==== Working data
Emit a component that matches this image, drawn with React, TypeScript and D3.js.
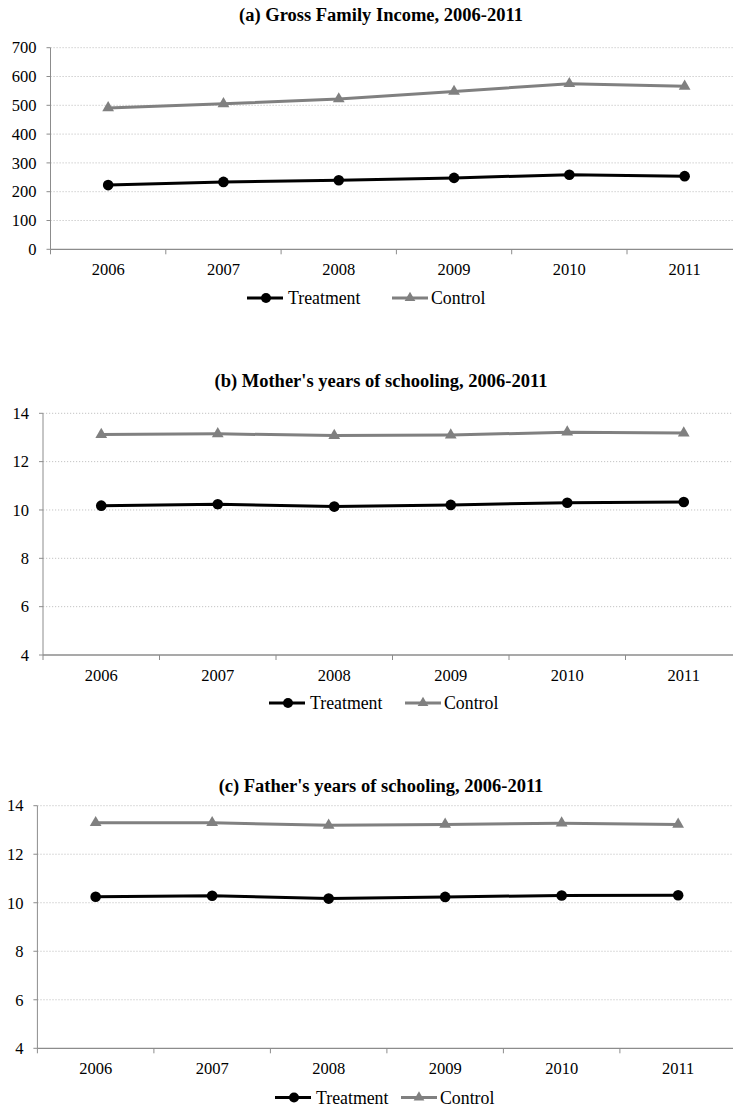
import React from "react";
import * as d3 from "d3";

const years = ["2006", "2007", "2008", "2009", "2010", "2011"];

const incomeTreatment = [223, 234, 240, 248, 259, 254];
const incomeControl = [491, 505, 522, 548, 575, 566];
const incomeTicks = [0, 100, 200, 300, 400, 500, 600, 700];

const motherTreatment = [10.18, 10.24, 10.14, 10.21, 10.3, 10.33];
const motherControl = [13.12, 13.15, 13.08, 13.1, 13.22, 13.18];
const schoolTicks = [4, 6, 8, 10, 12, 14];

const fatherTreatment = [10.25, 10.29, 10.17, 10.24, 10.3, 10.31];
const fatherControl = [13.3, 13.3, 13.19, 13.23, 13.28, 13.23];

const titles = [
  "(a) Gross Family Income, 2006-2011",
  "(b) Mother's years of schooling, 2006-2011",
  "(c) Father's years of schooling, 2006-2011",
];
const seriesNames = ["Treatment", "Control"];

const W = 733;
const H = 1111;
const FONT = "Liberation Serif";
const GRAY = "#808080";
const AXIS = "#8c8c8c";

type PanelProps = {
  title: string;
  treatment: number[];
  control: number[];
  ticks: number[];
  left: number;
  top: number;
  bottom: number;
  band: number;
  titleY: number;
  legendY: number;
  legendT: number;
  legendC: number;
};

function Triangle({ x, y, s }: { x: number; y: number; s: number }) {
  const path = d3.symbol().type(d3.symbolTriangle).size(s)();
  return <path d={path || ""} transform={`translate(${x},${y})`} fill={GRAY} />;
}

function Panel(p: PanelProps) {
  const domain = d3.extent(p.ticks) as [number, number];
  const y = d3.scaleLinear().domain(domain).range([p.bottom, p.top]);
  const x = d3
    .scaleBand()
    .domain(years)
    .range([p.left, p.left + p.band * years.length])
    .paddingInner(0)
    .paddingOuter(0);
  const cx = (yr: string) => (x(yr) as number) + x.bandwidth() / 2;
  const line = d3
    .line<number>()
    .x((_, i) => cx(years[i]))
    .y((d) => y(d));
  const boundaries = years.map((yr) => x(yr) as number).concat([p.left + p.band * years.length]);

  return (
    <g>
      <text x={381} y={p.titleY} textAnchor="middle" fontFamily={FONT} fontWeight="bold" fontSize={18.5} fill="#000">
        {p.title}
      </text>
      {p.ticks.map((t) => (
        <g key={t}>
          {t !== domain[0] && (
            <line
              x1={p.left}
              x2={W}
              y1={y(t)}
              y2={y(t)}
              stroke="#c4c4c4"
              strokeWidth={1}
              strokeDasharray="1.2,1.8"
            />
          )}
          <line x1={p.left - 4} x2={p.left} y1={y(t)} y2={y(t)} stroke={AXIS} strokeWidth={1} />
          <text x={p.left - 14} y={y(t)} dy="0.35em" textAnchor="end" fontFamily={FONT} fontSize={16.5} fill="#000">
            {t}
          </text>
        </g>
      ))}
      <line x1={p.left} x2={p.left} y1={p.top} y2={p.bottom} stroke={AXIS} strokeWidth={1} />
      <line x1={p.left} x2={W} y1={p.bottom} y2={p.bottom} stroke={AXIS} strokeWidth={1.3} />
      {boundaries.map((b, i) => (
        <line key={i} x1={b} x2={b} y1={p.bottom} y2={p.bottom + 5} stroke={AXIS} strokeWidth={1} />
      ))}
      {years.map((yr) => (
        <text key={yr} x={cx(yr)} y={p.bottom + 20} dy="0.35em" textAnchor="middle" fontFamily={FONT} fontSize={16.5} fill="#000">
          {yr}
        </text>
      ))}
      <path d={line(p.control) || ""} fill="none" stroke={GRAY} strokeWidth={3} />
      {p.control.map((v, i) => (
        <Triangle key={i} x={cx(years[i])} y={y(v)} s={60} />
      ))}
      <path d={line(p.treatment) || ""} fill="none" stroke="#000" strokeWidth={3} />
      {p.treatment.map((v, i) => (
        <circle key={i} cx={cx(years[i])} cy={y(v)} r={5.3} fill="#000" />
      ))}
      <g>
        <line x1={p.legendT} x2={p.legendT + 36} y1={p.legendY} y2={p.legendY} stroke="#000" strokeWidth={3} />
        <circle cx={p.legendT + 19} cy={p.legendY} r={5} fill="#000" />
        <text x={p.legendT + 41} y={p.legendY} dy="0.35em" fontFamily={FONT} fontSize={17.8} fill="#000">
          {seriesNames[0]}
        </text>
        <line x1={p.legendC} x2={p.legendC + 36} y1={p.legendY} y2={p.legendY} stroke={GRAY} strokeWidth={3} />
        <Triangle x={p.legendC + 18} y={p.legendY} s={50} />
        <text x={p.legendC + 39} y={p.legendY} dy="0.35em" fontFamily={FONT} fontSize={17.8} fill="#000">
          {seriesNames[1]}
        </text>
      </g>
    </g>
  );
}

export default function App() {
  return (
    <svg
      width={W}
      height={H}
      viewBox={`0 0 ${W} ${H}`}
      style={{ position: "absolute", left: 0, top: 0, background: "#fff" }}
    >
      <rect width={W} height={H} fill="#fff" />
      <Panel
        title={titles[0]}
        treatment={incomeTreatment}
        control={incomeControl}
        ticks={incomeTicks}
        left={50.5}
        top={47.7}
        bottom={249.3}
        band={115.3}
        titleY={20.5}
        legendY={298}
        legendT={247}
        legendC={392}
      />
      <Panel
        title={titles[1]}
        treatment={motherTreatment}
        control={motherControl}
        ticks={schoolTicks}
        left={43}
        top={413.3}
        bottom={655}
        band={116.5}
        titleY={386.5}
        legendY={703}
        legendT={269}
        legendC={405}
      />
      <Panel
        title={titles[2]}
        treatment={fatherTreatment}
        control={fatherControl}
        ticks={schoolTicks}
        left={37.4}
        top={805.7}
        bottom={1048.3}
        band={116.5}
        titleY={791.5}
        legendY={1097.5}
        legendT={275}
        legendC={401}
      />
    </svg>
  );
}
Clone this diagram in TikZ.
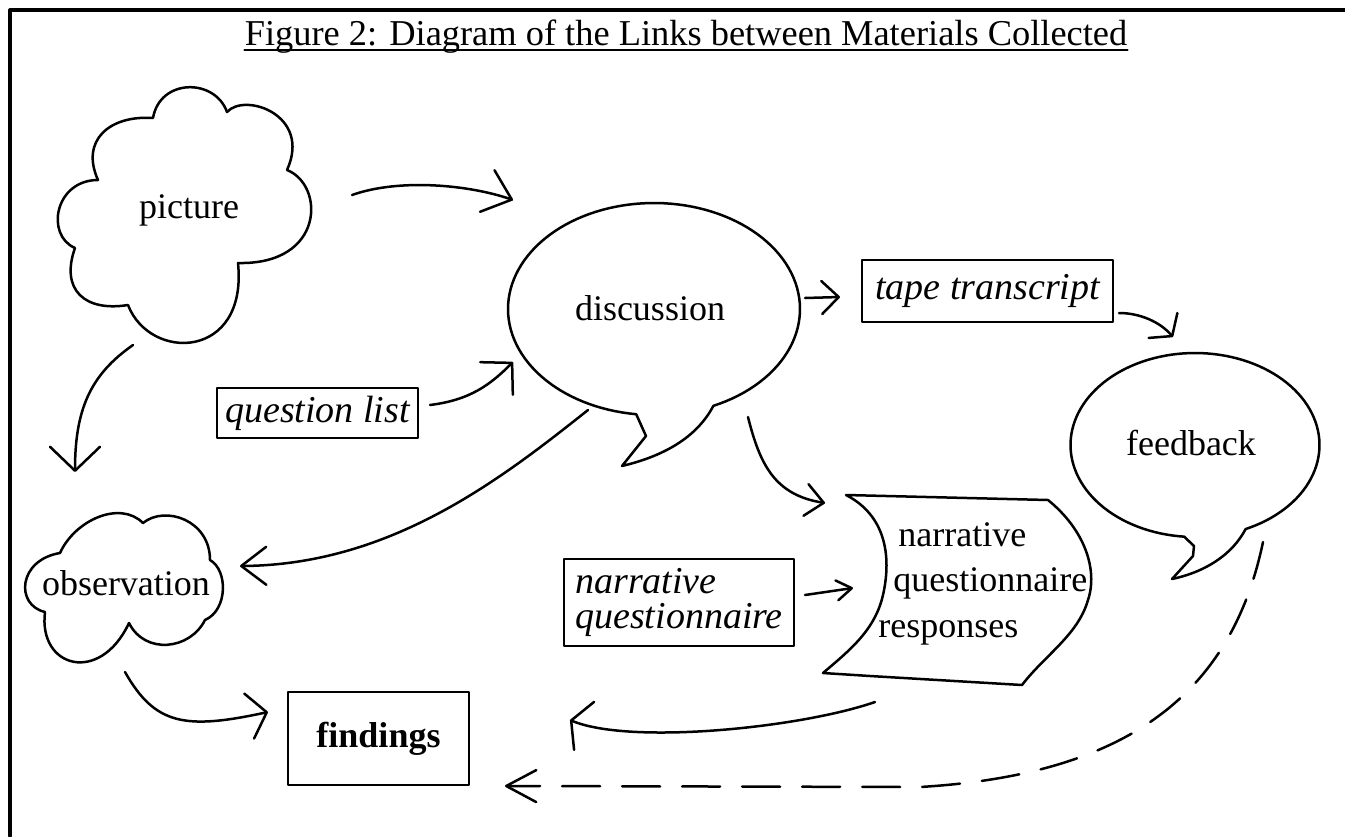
========
▸ Given instruction:
Without the pictures, transcribe the listing above exactly.

▸ Output below:
Emit a component that matches this image, drawn with React, TypeScript and D3.js.
import React from "react";
import * as d3 from "d3";

const years = ["2006", "2007", "2008", "2009", "2010", "2011"];

const incomeTreatment = [223, 234, 240, 248, 259, 254];
const incomeControl = [491, 505, 522, 548, 575, 566];
const incomeTicks = [0, 100, 200, 300, 400, 500, 600, 700];

const motherTreatment = [10.18, 10.24, 10.14, 10.21, 10.3, 10.33];
const motherControl = [13.12, 13.15, 13.08, 13.1, 13.22, 13.18];
const schoolTicks = [4, 6, 8, 10, 12, 14];

const fatherTreatment = [10.25, 10.29, 10.17, 10.24, 10.3, 10.31];
const fatherControl = [13.3, 13.3, 13.19, 13.23, 13.28, 13.23];

const titles = [
  "(a) Gross Family Income, 2006-2011",
  "(b) Mother's years of schooling, 2006-2011",
  "(c) Father's years of schooling, 2006-2011",
];
const seriesNames = ["Treatment", "Control"];

const W = 733;
const H = 1111;
const FONT = "Liberation Serif";
const GRAY = "#808080";
const AXIS = "#8c8c8c";

type PanelProps = {
  title: string;
  treatment: number[];
  control: number[];
  ticks: number[];
  left: number;
  top: number;
  bottom: number;
  band: number;
  titleY: number;
  legendY: number;
  legendT: number;
  legendC: number;
};

function Triangle({ x, y, s }: { x: number; y: number; s: number }) {
  const path = d3.symbol().type(d3.symbolTriangle).size(s)();
  return <path d={path || ""} transform={`translate(${x},${y})`} fill={GRAY} />;
}

function Panel(p: PanelProps) {
  const domain = d3.extent(p.ticks) as [number, number];
  const y = d3.scaleLinear().domain(domain).range([p.bottom, p.top]);
  const x = d3
    .scaleBand()
    .domain(years)
    .range([p.left, p.left + p.band * years.length])
    .paddingInner(0)
    .paddingOuter(0);
  const cx = (yr: string) => (x(yr) as number) + x.bandwidth() / 2;
  const line = d3
    .line<number>()
    .x((_, i) => cx(years[i]))
    .y((d) => y(d));
  const boundaries = years.map((yr) => x(yr) as number).concat([p.left + p.band * years.length]);

  return (
    <g>
      <text x={381} y={p.titleY} textAnchor="middle" fontFamily={FONT} fontWeight="bold" fontSize={18.5} fill="#000">
        {p.title}
      </text>
      {p.ticks.map((t) => (
        <g key={t}>
          {t !== domain[0] && (
            <line
              x1={p.left}
              x2={W}
              y1={y(t)}
              y2={y(t)}
              stroke="#c4c4c4"
              strokeWidth={1}
              strokeDasharray="1.2,1.8"
            />
          )}
          <line x1={p.left - 4} x2={p.left} y1={y(t)} y2={y(t)} stroke={AXIS} strokeWidth={1} />
          <text x={p.left - 14} y={y(t)} dy="0.35em" textAnchor="end" fontFamily={FONT} fontSize={16.5} fill="#000">
            {t}
          </text>
        </g>
      ))}
      <line x1={p.left} x2={p.left} y1={p.top} y2={p.bottom} stroke={AXIS} strokeWidth={1} />
      <line x1={p.left} x2={W} y1={p.bottom} y2={p.bottom} stroke={AXIS} strokeWidth={1.3} />
      {boundaries.map((b, i) => (
        <line key={i} x1={b} x2={b} y1={p.bottom} y2={p.bottom + 5} stroke={AXIS} strokeWidth={1} />
      ))}
      {years.map((yr) => (
        <text key={yr} x={cx(yr)} y={p.bottom + 20} dy="0.35em" textAnchor="middle" fontFamily={FONT} fontSize={16.5} fill="#000">
          {yr}
        </text>
      ))}
      <path d={line(p.control) || ""} fill="none" stroke={GRAY} strokeWidth={3} />
      {p.control.map((v, i) => (
        <Triangle key={i} x={cx(years[i])} y={y(v)} s={60} />
      ))}
      <path d={line(p.treatment) || ""} fill="none" stroke="#000" strokeWidth={3} />
      {p.treatment.map((v, i) => (
        <circle key={i} cx={cx(years[i])} cy={y(v)} r={5.3} fill="#000" />
      ))}
      <g>
        <line x1={p.legendT} x2={p.legendT + 36} y1={p.legendY} y2={p.legendY} stroke="#000" strokeWidth={3} />
        <circle cx={p.legendT + 19} cy={p.legendY} r={5} fill="#000" />
        <text x={p.legendT + 41} y={p.legendY} dy="0.35em" fontFamily={FONT} fontSize={17.8} fill="#000">
          {seriesNames[0]}
        </text>
        <line x1={p.legendC} x2={p.legendC + 36} y1={p.legendY} y2={p.legendY} stroke={GRAY} strokeWidth={3} />
        <Triangle x={p.legendC + 18} y={p.legendY} s={50} />
        <text x={p.legendC + 39} y={p.legendY} dy="0.35em" fontFamily={FONT} fontSize={17.8} fill="#000">
          {seriesNames[1]}
        </text>
      </g>
    </g>
  );
}

export default function App() {
  return (
    <svg
      width={W}
      height={H}
      viewBox={`0 0 ${W} ${H}`}
      style={{ position: "absolute", left: 0, top: 0, background: "#fff" }}
    >
      <rect width={W} height={H} fill="#fff" />
      <Panel
        title={titles[0]}
        treatment={incomeTreatment}
        control={incomeControl}
        ticks={incomeTicks}
        left={50.5}
        top={47.7}
        bottom={249.3}
        band={115.3}
        titleY={20.5}
        legendY={298}
        legendT={247}
        legendC={392}
      />
      <Panel
        title={titles[1]}
        treatment={motherTreatment}
        control={motherControl}
        ticks={schoolTicks}
        left={43}
        top={413.3}
        bottom={655}
        band={116.5}
        titleY={386.5}
        legendY={703}
        legendT={269}
        legendC={405}
      />
      <Panel
        title={titles[2]}
        treatment={fatherTreatment}
        control={fatherControl}
        ticks={schoolTicks}
        left={37.4}
        top={805.7}
        bottom={1048.3}
        band={116.5}
        titleY={791.5}
        legendY={1097.5}
        legendT={275}
        legendC={401}
      />
    </svg>
  );
}
Clone this diagram in TikZ.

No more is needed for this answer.